* _INSTRUCTIONS FOR THE TASK_
Repeat every line, exactly, from the very first through the one where "linewidth=1, errorbar=None, legend=False, ax=ax)" appears. Add nothing else.

* _SOURCE MATERIAL_
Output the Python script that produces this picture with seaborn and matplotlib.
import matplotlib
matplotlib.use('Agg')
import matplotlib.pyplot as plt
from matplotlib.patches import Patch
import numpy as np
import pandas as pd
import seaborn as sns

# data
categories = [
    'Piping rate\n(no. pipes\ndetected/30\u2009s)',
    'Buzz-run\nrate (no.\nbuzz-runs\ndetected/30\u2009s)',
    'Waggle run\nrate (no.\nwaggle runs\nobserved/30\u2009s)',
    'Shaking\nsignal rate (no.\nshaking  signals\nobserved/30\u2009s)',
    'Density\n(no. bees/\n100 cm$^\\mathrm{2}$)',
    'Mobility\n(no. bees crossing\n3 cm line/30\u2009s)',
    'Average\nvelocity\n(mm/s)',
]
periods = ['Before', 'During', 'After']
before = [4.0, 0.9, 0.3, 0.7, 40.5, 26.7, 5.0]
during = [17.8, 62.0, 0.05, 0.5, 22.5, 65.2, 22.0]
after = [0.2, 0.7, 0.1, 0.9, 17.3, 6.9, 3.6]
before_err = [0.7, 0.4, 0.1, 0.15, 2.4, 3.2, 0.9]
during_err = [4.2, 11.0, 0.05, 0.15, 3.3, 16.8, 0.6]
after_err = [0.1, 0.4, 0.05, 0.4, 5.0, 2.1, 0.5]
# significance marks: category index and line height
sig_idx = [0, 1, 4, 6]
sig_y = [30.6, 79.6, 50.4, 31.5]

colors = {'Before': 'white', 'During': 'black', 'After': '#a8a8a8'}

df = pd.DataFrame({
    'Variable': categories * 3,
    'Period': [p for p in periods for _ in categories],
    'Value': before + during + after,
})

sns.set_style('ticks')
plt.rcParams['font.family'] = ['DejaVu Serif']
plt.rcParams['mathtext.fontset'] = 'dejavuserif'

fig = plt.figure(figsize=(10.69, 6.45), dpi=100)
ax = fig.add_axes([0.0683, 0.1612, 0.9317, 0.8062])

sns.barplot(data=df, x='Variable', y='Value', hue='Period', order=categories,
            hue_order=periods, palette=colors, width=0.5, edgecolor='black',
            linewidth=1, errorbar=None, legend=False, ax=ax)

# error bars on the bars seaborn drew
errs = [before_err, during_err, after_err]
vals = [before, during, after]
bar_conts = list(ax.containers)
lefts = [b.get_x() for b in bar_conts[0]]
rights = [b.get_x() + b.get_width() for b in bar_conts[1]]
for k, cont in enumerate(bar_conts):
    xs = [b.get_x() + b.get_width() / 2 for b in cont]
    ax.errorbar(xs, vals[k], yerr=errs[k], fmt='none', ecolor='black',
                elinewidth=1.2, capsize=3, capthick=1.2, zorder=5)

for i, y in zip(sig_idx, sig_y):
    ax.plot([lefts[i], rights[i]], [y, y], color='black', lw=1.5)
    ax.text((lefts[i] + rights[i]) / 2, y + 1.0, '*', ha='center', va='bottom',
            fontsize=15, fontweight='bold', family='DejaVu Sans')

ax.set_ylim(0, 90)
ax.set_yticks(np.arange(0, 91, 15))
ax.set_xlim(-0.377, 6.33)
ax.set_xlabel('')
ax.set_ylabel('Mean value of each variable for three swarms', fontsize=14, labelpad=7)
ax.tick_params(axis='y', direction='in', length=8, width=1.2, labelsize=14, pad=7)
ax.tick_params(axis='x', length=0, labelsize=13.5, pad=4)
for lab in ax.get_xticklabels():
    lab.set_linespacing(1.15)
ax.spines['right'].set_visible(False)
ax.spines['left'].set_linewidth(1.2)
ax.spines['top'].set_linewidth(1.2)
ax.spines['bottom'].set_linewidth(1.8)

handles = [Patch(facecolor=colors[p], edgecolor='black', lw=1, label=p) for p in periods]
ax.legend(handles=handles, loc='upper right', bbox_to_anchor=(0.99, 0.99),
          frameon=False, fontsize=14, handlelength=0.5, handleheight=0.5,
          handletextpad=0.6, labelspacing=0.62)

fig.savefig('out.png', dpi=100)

* _RESULT OF THIS EXERCISE_
Output the Python script that produces this picture with seaborn and matplotlib.
import matplotlib
matplotlib.use('Agg')
import matplotlib.pyplot as plt
from matplotlib.patches import Patch
import numpy as np
import pandas as pd
import seaborn as sns

# data
categories = [
    'Piping rate\n(no. pipes\ndetected/30\u2009s)',
    'Buzz-run\nrate (no.\nbuzz-runs\ndetected/30\u2009s)',
    'Waggle run\nrate (no.\nwaggle runs\nobserved/30\u2009s)',
    'Shaking\nsignal rate (no.\nshaking  signals\nobserved/30\u2009s)',
    'Density\n(no. bees/\n100 cm$^\\mathrm{2}$)',
    'Mobility\n(no. bees crossing\n3 cm line/30\u2009s)',
    'Average\nvelocity\n(mm/s)',
]
periods = ['Before', 'During', 'After']
before = [4.0, 0.9, 0.3, 0.7, 40.5, 26.7, 5.0]
during = [17.8, 62.0, 0.05, 0.5, 22.5, 65.2, 22.0]
after = [0.2, 0.7, 0.1, 0.9, 17.3, 6.9, 3.6]
before_err = [0.7, 0.4, 0.1, 0.15, 2.4, 3.2, 0.9]
during_err = [4.2, 11.0, 0.05, 0.15, 3.3, 16.8, 0.6]
after_err = [0.1, 0.4, 0.05, 0.4, 5.0, 2.1, 0.5]
# significance marks: category index and line height
sig_idx = [0, 1, 4, 6]
sig_y = [30.6, 79.6, 50.4, 31.5]

colors = {'Before': 'white', 'During': 'black', 'After': '#a8a8a8'}

df = pd.DataFrame({
    'Variable': categories * 3,
    'Period': [p for p in periods for _ in categories],
    'Value': before + during + after,
})

sns.set_style('ticks')
plt.rcParams['font.family'] = ['DejaVu Serif']
plt.rcParams['mathtext.fontset'] = 'dejavuserif'

fig = plt.figure(figsize=(10.69, 6.45), dpi=100)
ax = fig.add_axes([0.0683, 0.1612, 0.9317, 0.8062])

sns.barplot(data=df, x='Variable', y='Value', hue='Period', order=categories,
            hue_order=periods, palette=colors, width=0.5, edgecolor='black',
            linewidth=1, errorbar=None, legend=False, ax=ax)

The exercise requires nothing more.